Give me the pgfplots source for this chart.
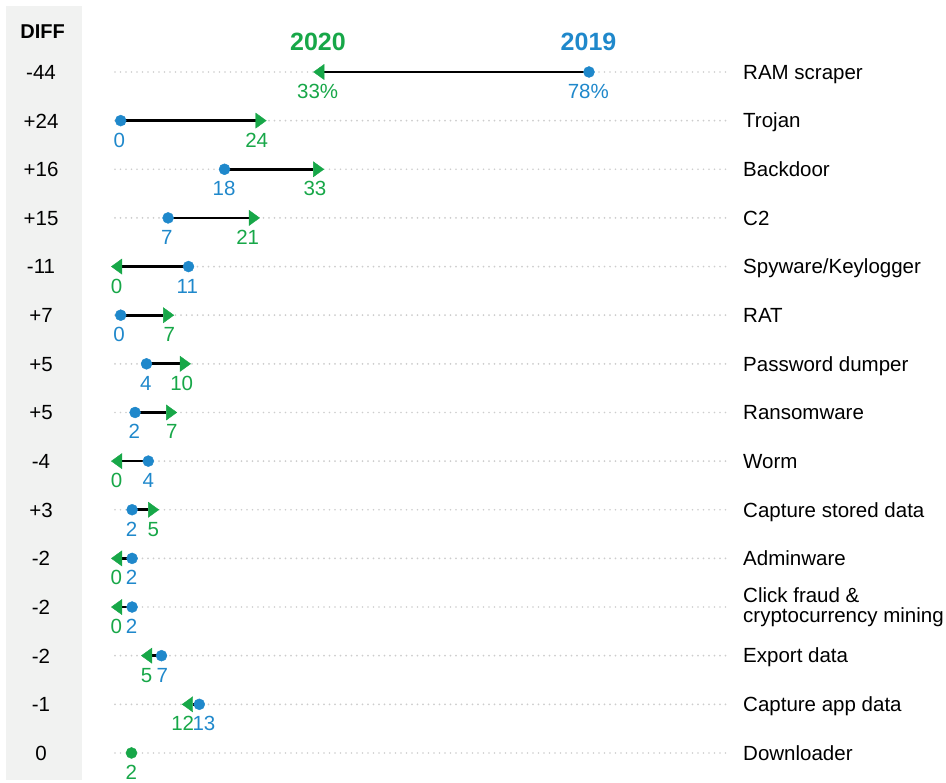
\documentclass[border=0pt]{standalone}
\usepackage{fontspec}
\setmainfont{Liberation Sans}
\usepackage{pgfplots}
\pgfplotsset{compat=1.18}
\usepackage{pgfplotstable}
\definecolor{cblue}{HTML}{1F88CB}
\definecolor{cgreen}{HTML}{17A748}
\definecolor{band}{HTML}{F1F2F1}
\definecolor{dotgray}{HTML}{CDCDCD}

% 2019 values (blue dots), position along the 0-100 % scale
\pgfplotstableread{
row v19
1 78.05
2 0
3 17.3
4 7.9
5 11.3
6 0
7 4.3
8 2.4
9 4.6
10 1.9
11 1.9
12 1.9
13 6.8
14 13.1
}\bluedata
% 2020 values, increases (arrow pointing right)
\pgfplotstableread{
row v20
2 22.5
3 32.1
4 21.4
6 7.1
7 9.9
8 7.6
10 4.6
}\updata
% 2020 values, decreases (arrow pointing left)
\pgfplotstableread{
row v20
1 33.9
5 0.2
9 0.2
11 0.2
12 0.2
13 5.2
14 12.0
}\downdata
% unchanged
\pgfplotstableread{
row v20
15 1.8
}\samedata

\newcommand\lf{\fontsize{20.5}{19.7}\selectfont}
\tikzset{
  blab/.style={anchor=base, yshift=-26.5pt, text=cblue, font=\lf},
  glab/.style={anchor=base, yshift=-26.5pt, text=cgreen, font=\lf},
  cat/.style={anchor=base west, yshift=-7.3pt, font=\lf, align=left, inner sep=0pt},
  dif/.style={anchor=base, yshift=-7.4pt, font=\lf},
}
\pgfplotsset{seg/.style={black, line width=2.7pt, forget plot}}
\begin{document}
\begin{tikzpicture}
\begin{axis}[
  x=6pt, y=48.64pt, y dir=reverse,
  xmin=-0.95, xmax=101.2, ymin=0.5, ymax=15.5,
  hide axis, clip=false,
]
% bounding box and left band
\path (axis cs:-20.117,-0.48) rectangle (axis cs:137.55,15.556);
\fill[band] (axis cs:-19.12,-0.357) rectangle (axis cs:-6.5,15.556);

% dotted row guides
\pgfplotsinvokeforeach{1,...,15}{
  \addplot[dotgray, line width=1.9pt, line cap=round, dash pattern=on 0pt off 5.5pt, forget plot] coordinates {(-0.95,#1) (101.2,#1)};
}
% segments from 2019 to 2020
\addplot[seg] coordinates {(78.05,1) (33.9,1)};
\addplot[seg] coordinates {(0,2) (22.5,2)};
\addplot[seg] coordinates {(17.3,3) (32.1,3)};
\addplot[seg] coordinates {(7.9,4) (21.4,4)};
\addplot[seg] coordinates {(11.3,5) (0.2,5)};
\addplot[seg] coordinates {(0,6) (7.1,6)};
\addplot[seg] coordinates {(4.3,7) (9.9,7)};
\addplot[seg] coordinates {(2.4,8) (7.6,8)};
\addplot[seg] coordinates {(4.6,9) (0.2,9)};
\addplot[seg] coordinates {(1.9,10) (4.6,10)};
\addplot[seg] coordinates {(1.9,11) (0.2,11)};
\addplot[seg] coordinates {(1.9,12) (0.2,12)};
\addplot[seg] coordinates {(6.8,13) (5.2,13)};
\addplot[seg] coordinates {(13.1,14) (12.0,14)};

% 2020 arrow heads
\addplot[only marks, mark=triangle*, mark size=7pt, color=cgreen,
  mark options={rotate=-90, yshift=3.5pt, xscale=1.25}] table[x=v20, y=row] {\updata};
\addplot[only marks, mark=triangle*, mark size=7pt, color=cgreen,
  mark options={rotate=90, yshift=3.5pt, xscale=1.25}] table[x=v20, y=row] {\downdata};
\addplot[only marks, mark=*, mark size=5.5pt, color=cgreen] table[x=v20, y=row] {\samedata};
% 2019 dots
\addplot[only marks, mark=*, mark size=5.5pt, color=cblue] table[x=v19, y=row] {\bluedata};

% headers
\node[anchor=base, font=\fontsize{20}{20}\selectfont\bfseries, yshift=33.1pt] at (axis cs:-13.0,1) {DIFF};
\node[anchor=base, font=\fontsize{25}{25}\selectfont\bfseries, text=cgreen, yshift=21pt] at (axis cs:32.88,1) {2020};
\node[anchor=base, font=\fontsize{25}{25}\selectfont\bfseries, text=cblue, yshift=21pt] at (axis cs:77.97,1) {2019};

% value labels
\node[glab] at (axis cs:32.83,1) {33\%};   \node[blab] at (axis cs:77.93,1) {78\%};
\node[blab] at (axis cs:-0.23,2) {0};      \node[glab] at (axis cs:22.67,2) {24};
\node[blab] at (axis cs:17.22,3) {18};     \node[glab] at (axis cs:32.38,3) {33};
\node[blab] at (axis cs:7.67,4) {7};       \node[glab] at (axis cs:21.17,4) {21};
\node[glab] at (axis cs:-0.67,5) {0};      \node[blab] at (axis cs:11.1,5) {11};
\node[blab] at (axis cs:-0.28,6) {0};      \node[glab] at (axis cs:8.1,6) {7};
\node[blab] at (axis cs:4.17,7) {4};       \node[glab] at (axis cs:10.17,7) {10};
\node[blab] at (axis cs:2.27,8) {2};       \node[glab] at (axis cs:8.5,8) {7};
\node[glab] at (axis cs:-0.67,9) {0};      \node[blab] at (axis cs:4.6,9) {4};
\node[blab] at (axis cs:1.83,10) {2};      \node[glab] at (axis cs:5.43,10) {5};
\node[glab] at (axis cs:-0.73,11) {0};     \node[blab] at (axis cs:1.83,11) {2};
\node[glab] at (axis cs:-0.73,12) {0};     \node[blab] at (axis cs:1.83,12) {2};
\node[glab] at (axis cs:4.33,13) {5};      \node[blab] at (axis cs:6.93,13) {7};
\node[glab] at (axis cs:10.33,14) {12};    \node[blab] at (axis cs:13.88,14) {13};
\node[glab] at (axis cs:1.77,15) {2};

% category labels
\node[cat] at (axis cs:103.72,1) {RAM scraper};
\node[cat] at (axis cs:103.72,2) {Trojan};
\node[cat] at (axis cs:103.72,3) {Backdoor};
\node[cat] at (axis cs:103.72,4) {C2};
\node[cat] at (axis cs:103.72,5) {Spyware/Keylogger};
\node[cat] at (axis cs:103.72,6) {RAT};
\node[cat] at (axis cs:103.72,7) {Password dumper};
\node[cat] at (axis cs:103.72,8) {Ransomware};
\node[cat] at (axis cs:103.72,9) {Worm};
\node[cat] at (axis cs:103.72,10) {Capture stored data};
\node[cat] at (axis cs:103.72,11) {Adminware};
\node[anchor=west, font=\lf, align=left, inner sep=0pt] at (axis cs:103.72,12) {Click fraud \&\\cryptocurrency mining};
\node[cat] at (axis cs:103.72,13) {Export data};
\node[cat] at (axis cs:103.72,14) {Capture app data};
\node[cat] at (axis cs:103.72,15) {Downloader};

% diff column
\node[dif] at (axis cs:-13.28,1) {-44};
\node[dif] at (axis cs:-13.28,2) {+24};
\node[dif] at (axis cs:-13.28,3) {+16};
\node[dif] at (axis cs:-13.28,4) {+15};
\node[dif] at (axis cs:-13.28,5) {-11};
\node[dif] at (axis cs:-13.28,6) {+7};
\node[dif] at (axis cs:-13.28,7) {+5};
\node[dif] at (axis cs:-13.28,8) {+5};
\node[dif] at (axis cs:-13.28,9) {-4};
\node[dif] at (axis cs:-13.28,10) {+3};
\node[dif] at (axis cs:-13.28,11) {-2};
\node[dif] at (axis cs:-13.28,12) {-2};
\node[dif] at (axis cs:-13.28,13) {-2};
\node[dif] at (axis cs:-13.28,14) {-1};
\node[dif] at (axis cs:-13.28,15) {0};
\end{axis}
\end{tikzpicture}
\end{document}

....................

Working from the material above, transcribe it exactly while omitting pictures.

_Completed task_.
Give me the pgfplots source for this chart.
\documentclass[border=0pt]{standalone}
\usepackage{fontspec}
\setmainfont{Liberation Sans}
\usepackage{pgfplots}
\pgfplotsset{compat=1.18}
\usepackage{pgfplotstable}
\definecolor{cblue}{HTML}{1F88CB}
\definecolor{cgreen}{HTML}{17A748}
\definecolor{band}{HTML}{F1F2F1}
\definecolor{dotgray}{HTML}{CDCDCD}

% 2019 values (blue dots), position along the 0-100 % scale
\pgfplotstableread{
row v19
1 78.05
2 0
3 17.3
4 7.9
5 11.3
6 0
7 4.3
8 2.4
9 4.6
10 1.9
11 1.9
12 1.9
13 6.8
14 13.1
}\bluedata
% 2020 values, increases (arrow pointing right)
\pgfplotstableread{
row v20
2 22.5
3 32.1
4 21.4
6 7.1
7 9.9
8 7.6
10 4.6
}\updata
% 2020 values, decreases (arrow pointing left)
\pgfplotstableread{
row v20
1 33.9
5 0.2
9 0.2
11 0.2
12 0.2
13 5.2
14 12.0
}\downdata
% unchanged
\pgfplotstableread{
row v20
15 1.8
}\samedata

\newcommand\lf{\fontsize{20.5}{19.7}\selectfont}
\tikzset{
  blab/.style={anchor=base, yshift=-26.5pt, text=cblue, font=\lf},
  glab/.style={anchor=base, yshift=-26.5pt, text=cgreen, font=\lf},
  cat/.style={anchor=base west, yshift=-7.3pt, font=\lf, align=left, inner sep=0pt},
  dif/.style={anchor=base, yshift=-7.4pt, font=\lf},
}
\pgfplotsset{seg/.style={black, line width=2.7pt, forget plot}}
\begin{document}
\begin{tikzpicture}
\begin{axis}[
  x=6pt, y=48.64pt, y dir=reverse,
  xmin=-0.95, xmax=101.2, ymin=0.5, ymax=15.5,
  hide axis, clip=false,
]
% bounding box and left band
\path (axis cs:-20.117,-0.48) rectangle (axis cs:137.55,15.556);
\fill[band] (axis cs:-19.12,-0.357) rectangle (axis cs:-6.5,15.556);

% dotted row guides
\pgfplotsinvokeforeach{1,...,15}{
  \addplot[dotgray, line width=1.9pt, line cap=round, dash pattern=on 0pt off 5.5pt, forget plot] coordinates {(-0.95,#1) (101.2,#1)};
}
% segments from 2019 to 2020
\addplot[seg] coordinates {(78.05,1) (33.9,1)};
\addplot[seg] coordinates {(0,2) (22.5,2)};
\addplot[seg] coordinates {(17.3,3) (32.1,3)};
\addplot[seg] coordinates {(7.9,4) (21.4,4)};
\addplot[seg] coordinates {(11.3,5) (0.2,5)};
\addplot[seg] coordinates {(0,6) (7.1,6)};
\addplot[seg] coordinates {(4.3,7) (9.9,7)};
\addplot[seg] coordinates {(2.4,8) (7.6,8)};
\addplot[seg] coordinates {(4.6,9) (0.2,9)};
\addplot[seg] coordinates {(1.9,10) (4.6,10)};
\addplot[seg] coordinates {(1.9,11) (0.2,11)};
\addplot[seg] coordinates {(1.9,12) (0.2,12)};
\addplot[seg] coordinates {(6.8,13) (5.2,13)};
\addplot[seg] coordinates {(13.1,14) (12.0,14)};

% 2020 arrow heads
\addplot[only marks, mark=triangle*, mark size=7pt, color=cgreen,
  mark options={rotate=-90, yshift=3.5pt, xscale=1.25}] table[x=v20, y=row] {\updata};
\addplot[only marks, mark=triangle*, mark size=7pt, color=cgreen,
  mark options={rotate=90, yshift=3.5pt, xscale=1.25}] table[x=v20, y=row] {\downdata};
\addplot[only marks, mark=*, mark size=5.5pt, color=cgreen] table[x=v20, y=row] {\samedata};
% 2019 dots
\addplot[only marks, mark=*, mark size=5.5pt, color=cblue] table[x=v19, y=row] {\bluedata};

% headers
\node[anchor=base, font=\fontsize{20}{20}\selectfont\bfseries, yshift=33.1pt] at (axis cs:-13.0,1) {DIFF};
\node[anchor=base, font=\fontsize{25}{25}\selectfont\bfseries, text=cgreen, yshift=21pt] at (axis cs:32.88,1) {2020};
\node[anchor=base, font=\fontsize{25}{25}\selectfont\bfseries, text=cblue, yshift=21pt] at (axis cs:77.97,1) {2019};

% value labels
\node[glab] at (axis cs:32.83,1) {33\%};   \node[blab] at (axis cs:77.93,1) {78\%};
\node[blab] at (axis cs:-0.23,2) {0};      \node[glab] at (axis cs:22.67,2) {24};
\node[blab] at (axis cs:17.22,3) {18};     \node[glab] at (axis cs:32.38,3) {33};
\node[blab] at (axis cs:7.67,4) {7};       \node[glab] at (axis cs:21.17,4) {21};
\node[glab] at (axis cs:-0.67,5) {0};      \node[blab] at (axis cs:11.1,5) {11};
\node[blab] at (axis cs:-0.28,6) {0};      \node[glab] at (axis cs:8.1,6) {7};
\node[blab] at (axis cs:4.17,7) {4};       \node[glab] at (axis cs:10.17,7) {10};
\node[blab] at (axis cs:2.27,8) {2};       \node[glab] at (axis cs:8.5,8) {7};
\node[glab] at (axis cs:-0.67,9) {0};      \node[blab] at (axis cs:4.6,9) {4};
\node[blab] at (axis cs:1.83,10) {2};      \node[glab] at (axis cs:5.43,10) {5};
\node[glab] at (axis cs:-0.73,11) {0};     \node[blab] at (axis cs:1.83,11) {2};
\node[glab] at (axis cs:-0.73,12) {0};     \node[blab] at (axis cs:1.83,12) {2};
\node[glab] at (axis cs:4.33,13) {5};      \node[blab] at (axis cs:6.93,13) {7};
\node[glab] at (axis cs:10.33,14) {12};    \node[blab] at (axis cs:13.88,14) {13};
\node[glab] at (axis cs:1.77,15) {2};

% category labels
\node[cat] at (axis cs:103.72,1) {RAM scraper};
\node[cat] at (axis cs:103.72,2) {Trojan};
\node[cat] at (axis cs:103.72,3) {Backdoor};
\node[cat] at (axis cs:103.72,4) {C2};
\node[cat] at (axis cs:103.72,5) {Spyware/Keylogger};
\node[cat] at (axis cs:103.72,6) {RAT};
\node[cat] at (axis cs:103.72,7) {Password dumper};
\node[cat] at (axis cs:103.72,8) {Ransomware};
\node[cat] at (axis cs:103.72,9) {Worm};
\node[cat] at (axis cs:103.72,10) {Capture stored data};
\node[cat] at (axis cs:103.72,11) {Adminware};
\node[anchor=west, font=\lf, align=left, inner sep=0pt] at (axis cs:103.72,12) {Click fraud \&\\cryptocurrency mining};
\node[cat] at (axis cs:103.72,13) {Export data};
\node[cat] at (axis cs:103.72,14) {Capture app data};
\node[cat] at (axis cs:103.72,15) {Downloader};

% diff column
\node[dif] at (axis cs:-13.28,1) {-44};
\node[dif] at (axis cs:-13.28,2) {+24};
\node[dif] at (axis cs:-13.28,3) {+16};
\node[dif] at (axis cs:-13.28,4) {+15};
\node[dif] at (axis cs:-13.28,5) {-11};
\node[dif] at (axis cs:-13.28,6) {+7};
\node[dif] at (axis cs:-13.28,7) {+5};
\node[dif] at (axis cs:-13.28,8) {+5};
\node[dif] at (axis cs:-13.28,9) {-4};
\node[dif] at (axis cs:-13.28,10) {+3};
\node[dif] at (axis cs:-13.28,11) {-2};
\node[dif] at (axis cs:-13.28,12) {-2};
\node[dif] at (axis cs:-13.28,13) {-2};
\node[dif] at (axis cs:-13.28,14) {-1};
\node[dif] at (axis cs:-13.28,15) {0};
\end{axis}
\end{tikzpicture}
\end{document}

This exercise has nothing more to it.